The White House said regulatory overhaul was the top priority for the G20 and Geithner said he expected to leave the two-day meeting with a firm schedule for implementing reform.
Geithner said the challenges facing the global economy "don't respect national borders, and nor can the solutions come from individual countries acting on their own."
"Financial risk and leverage is going to flow where the rules are most lax, but the consequences of failure will be felt globally," he added.
The summit also looked likely to generate an agreement on phasing out fossil fuel subsidies as part of combating global warming, although without fixing a firm timetable.
FINANCIAL SECTOR BONUSES
Aides were still working on the precise wording for a statement to be issued at the end of the summit on Friday detailing the G20's commitments.
France and Germany wanted curbs on bonuses in the financial sector that they say fostered huge risk-taking and helped cause the turmoil that shoved the world economy into recession.
Japanese Prime Minister Yukio Hatoyama said his country wants to play a part in crafting global rules to rein in "excessive money-making games."
A Canadian official told Reuters the G20 would outline pay principles at this meeting but it was up to each country to enforce its own rules.
The United States, the world's largest economy and the epicenter of the global crisis, wants G20 countries to commit to reducing reliance on U.S. consumers by boosting consumption in exporting countries, such as China, while encouraging debt-laden nations such as the United States to save more.

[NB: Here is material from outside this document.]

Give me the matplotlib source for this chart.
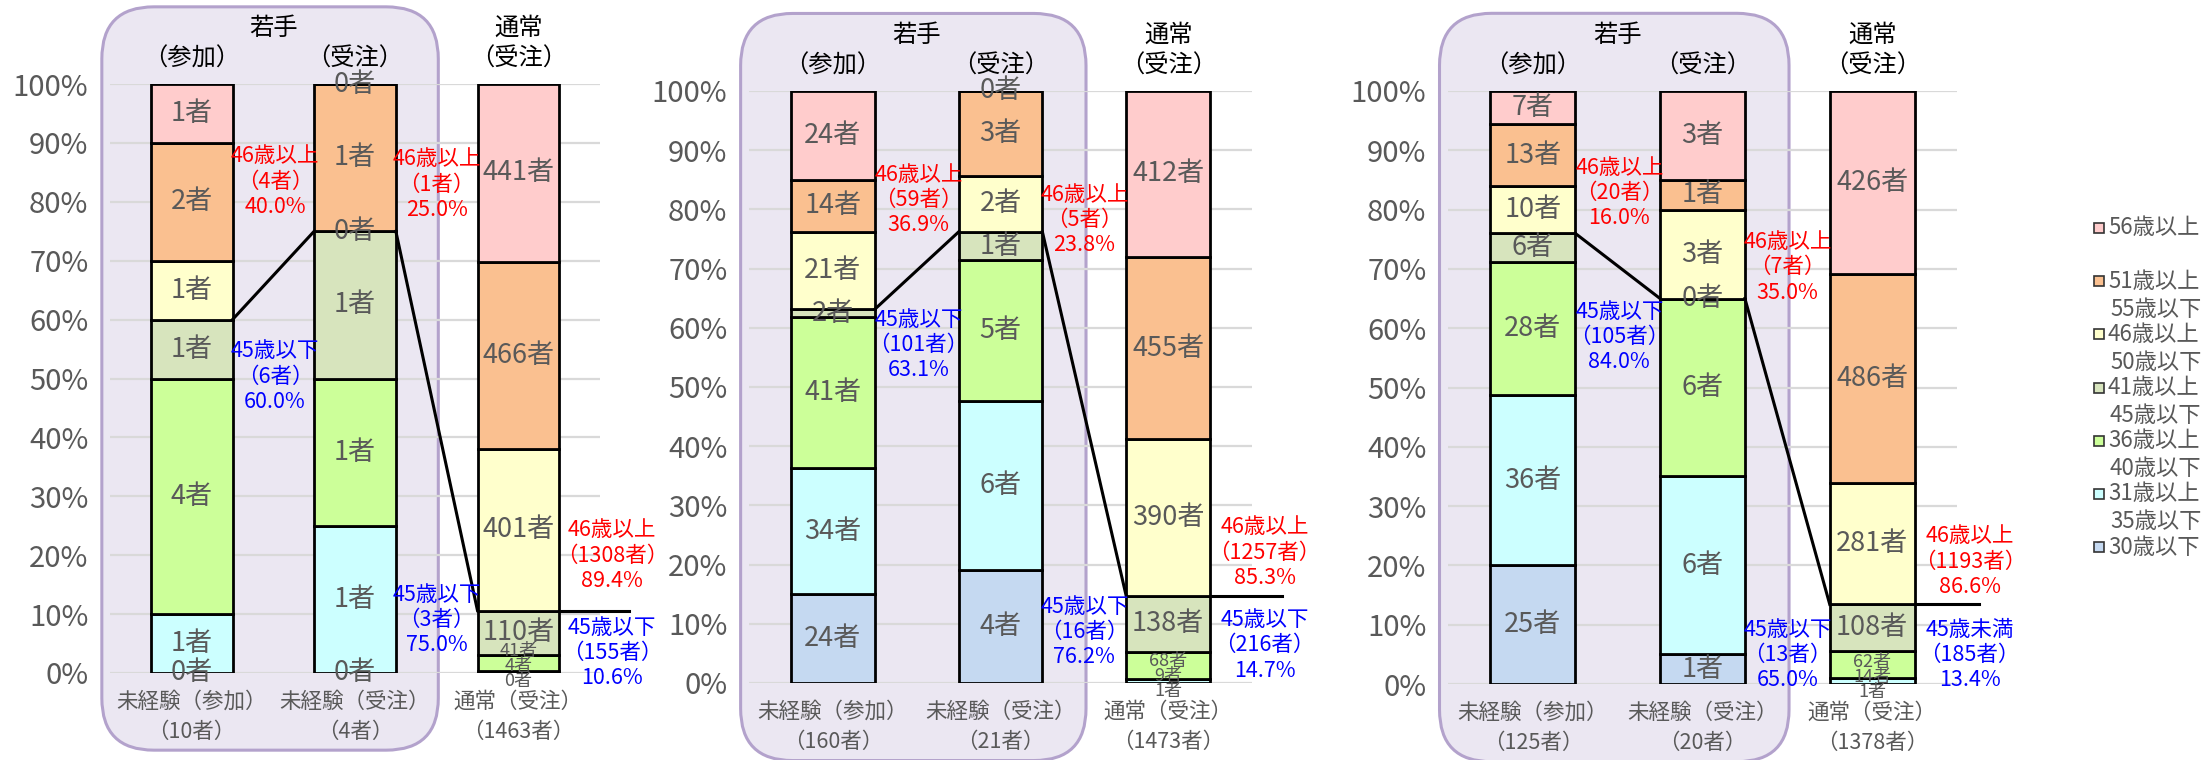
import numpy as np
import matplotlib
matplotlib.use("Agg")
from matplotlib import pyplot as plt
from matplotlib.patches import FancyBboxPatch, Rectangle
from matplotlib.transforms import IdentityTransform

plt.rcParams['font.family'] = ['Noto Sans CJK JP', 'DejaVu Sans']

# age classes, bottom -> top of each bar
ages = ["30歳以下", "31歳以上\n35歳以下", "36歳以上\n40歳以下", "41歳以上\n45歳以下",
        "46歳以上\n50歳以下", "51歳以上\n55歳以下", "56歳以上"]
colors = ["#C5D9F1", "#CCFFFF", "#CCFF99", "#D7E4BD", "#FFFFCC", "#FAC090", "#FFCCCC"]

bar_names = ["未経験（参加）", "未経験（受注）", "通常（受注）"]

# counts per bar (未経験参加, 未経験受注, 通常受注), ages bottom -> top
counts_1 = [[0, 1, 4, 1, 1, 2, 1], [0, 1, 1, 1, 0, 1, 0], [0, 4, 41, 110, 401, 466, 441]]
counts_2 = [[24, 34, 41, 2, 21, 14, 24], [4, 6, 5, 1, 2, 3, 0], [1, 9, 68, 138, 390, 455, 412]]
counts_3 = [[25, 36, 28, 6, 10, 13, 7], [1, 6, 6, 0, 3, 1, 3], [1, 14, 62, 108, 281, 486, 426]]

# annotated totals (as printed on the chart)
over46_1 = [4, 1, 1308]
over46_2 = [59, 5, 1257]
over46_3 = [20, 7, 1193]
under45_1 = [6, 3, 155]
under45_2 = [101, 16, 216]
under45_3 = [105, 13, 185]
under_word_1 = ["45歳以下", "45歳以下", "45歳以下"]
under_word_2 = ["45歳以下", "45歳以下", "45歳以下"]
under_word_3 = ["45歳以下", "45歳以下", "45歳未満"]

panels = [counts_1, counts_2, counts_3]
overs = [over46_1, over46_2, over46_3]
unders = [under45_1, under45_2, under45_3]
under_words = [under_word_1, under_word_2, under_word_3]

# layout (pixels, from top-left)
W, H = 2206, 760
axes_px = [(110, 84, 600, 673), (749, 91, 1252, 683), (1448, 91, 1957, 684)]
red_y = [[0.834, 0.829, 0.199], [0.816, 0.782, 0.220], [0.828, 0.703, 0.206]]
blue_y = [[0.503, 0.090, 0.034], [0.571, 0.086, 0.064], [0.585, 0.049, 0.049]]
ann_x = [0.51, 1.50, 2.575]
hline_end = [2.68, 2.68, 2.63]
width = 0.5
gray = "#595959"

fig = plt.figure(figsize=(W / 100, H / 100), dpi=100)

for p, counts in enumerate(panels):
    l, t, r, b = axes_px[p]
    ax = fig.add_axes([l / W, (H - b) / H, (r - l) / W, (b - t) / H])
    ax.set_facecolor("none")
    ax.set_xlim(-0.5, 2.5)
    ax.set_ylim(0, 1)
    for s in ax.spines.values():
        s.set_visible(False)
    ax.set_yticks(np.arange(0, 1.01, 0.1))
    ax.set_yticklabels([f"{v}%" for v in range(0, 101, 10)])
    ax.tick_params(axis="y", length=0, pad=15.5, labelsize=21, labelcolor=gray)
    ax.set_xticks([])
    ax.yaxis.grid(True, color="#D9D9D9", lw=1.6)
    ax.set_axisbelow(True)

    low_top = []
    for j, row in enumerate(counts):
        row = np.array(row)
        tot = row.sum()
        fr = row / tot
        cum = np.concatenate([[0], np.cumsum(fr)])
        ax.bar(j, fr, bottom=cum[:-1], width=width, color=colors, edgecolor="black",
               linewidth=2.0, zorder=2)
        low_top.append(cum[4])
        idx = 0
        for k, n in enumerate(row):
            if j == 2 and fr[k] < 0.06:
                # tiny segments of the large bar: labels stacked upward
                ax.text(j, -0.013 + 0.025 * idx, f"{n}者", ha="center", va="center",
                        fontsize=13, color=gray, zorder=4)
                idx += 1
            else:
                ax.text(j, cum[k] + fr[k] / 2, f"{n}者", ha="center", va="center",
                        fontsize=19.5, color=gray, zorder=4)
        ax.text(j, -0.049, bar_names[j], ha="center", va="center", fontsize=15.5, color=gray)
        ax.text(j, -0.100, f"（{tot}者）", ha="center", va="center", fontsize=15.5, color=gray)

        # red / blue annotations
        ov, un = overs[p][j], unders[p][j]
        ax.text(ann_x[j], red_y[p][j], f"46歳以上\n（{ov}者）\n{ov / tot * 100:.1f}%",
                ha="center", va="center", fontsize=15.5, color="#FF0000",
                linespacing=1.2, zorder=5)
        ax.text(ann_x[j], blue_y[p][j], f"{under_words[p][j]}\n（{un}者）\n{un / tot * 100:.1f}%",
                ha="center", va="center", fontsize=15.5, color="#0000FF",
                linespacing=1.2, zorder=5)

    # connector lines between the tops of the 45-and-under parts
    h = width / 2
    ax.plot([0 + h, 1 - h], [low_top[0], low_top[1]], color="black", lw=2.2, zorder=3, clip_on=False)
    ax.plot([1 + h, 2 - h], [low_top[1], low_top[2]], color="black", lw=2.2, zorder=3, clip_on=False)
    ax.plot([2 + h, hline_end[p]], [low_top[2], low_top[2]], color="black", lw=2.2, zorder=3, clip_on=False)

    # headers
    ax.text(0.5, 1.095, "若手", ha="center", va="center", fontsize=17.5, color="black")
    ax.text(0, 1.043, "（参加）", ha="center", va="center", fontsize=17.5, color="black")
    ax.text(1, 1.043, "（受注）", ha="center", va="center", fontsize=17.5, color="black")
    ax.text(2, 1.095, "通常", ha="center", va="center", fontsize=17.5, color="black")
    ax.text(2, 1.043, "（受注）", ha="center", va="center", fontsize=17.5, color="black")

    # rounded box behind the young-worker bars
    (x0, y0) = ax.transData.transform((-0.55, -0.131))
    (x1, y1) = ax.transData.transform((1.51, 1.131))
    box = FancyBboxPatch((x0, y0), x1 - x0, y1 - y0,
                         boxstyle="round,pad=0,rounding_size=52",
                         facecolor="#EBE7F2", edgecolor="#B3A2CC", linewidth=2.2,
                         transform=IdentityTransform(), zorder=-1)
    fig.add_artist(box)

# legend, top -> bottom
leg_y0, leg_step = 228, 53.2
for i, k in enumerate(range(len(ages) - 1, -1, -1)):
    yc = leg_y0 + i * leg_step
    fig.add_artist(Rectangle((2094 / W, (H - yc - 5) / H), 10 / W, 10 / H,
                             facecolor=colors[k], edgecolor="#333333", linewidth=1.2,
                             transform=fig.transFigure))
    lines = ages[k].split("\n")
    fig.text(2108 / W, (H - yc) / H, lines[0], ha="left", va="center", fontsize=16, color=gray)
    if len(lines) > 1:
        fig.text(2110 / W, (H - yc - 28) / H, lines[1], ha="left", va="center", fontsize=16, color=gray)

fig.savefig("out.png", dpi=100)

China has given only qualified support for the idea of policing global imbalances.
There was broad consensus that tougher, coordinated regulation was needed to avoid a repeat of the two-year crisis that cost millions of people their jobs and forced governments to put up trillions of dollars in taxpayer money to prop up a faltering financial system.
PROTESTS
Protesters ran through an area about a mile (1.6 km) from the cordoned-off convention center where the G20 was meeting, throwing rocks at police and smashing shop windows as officers in riot gear used pepper gas, pellet-filled "beanbags" and batons to disperse them.
Protests -- usually against some aspect of capitalism -- have often marked summits since trade talks in Seattle in 1999, when demonstrators ransacked the center of the city, targeting businesses seen as symbols of U.S. corporate power.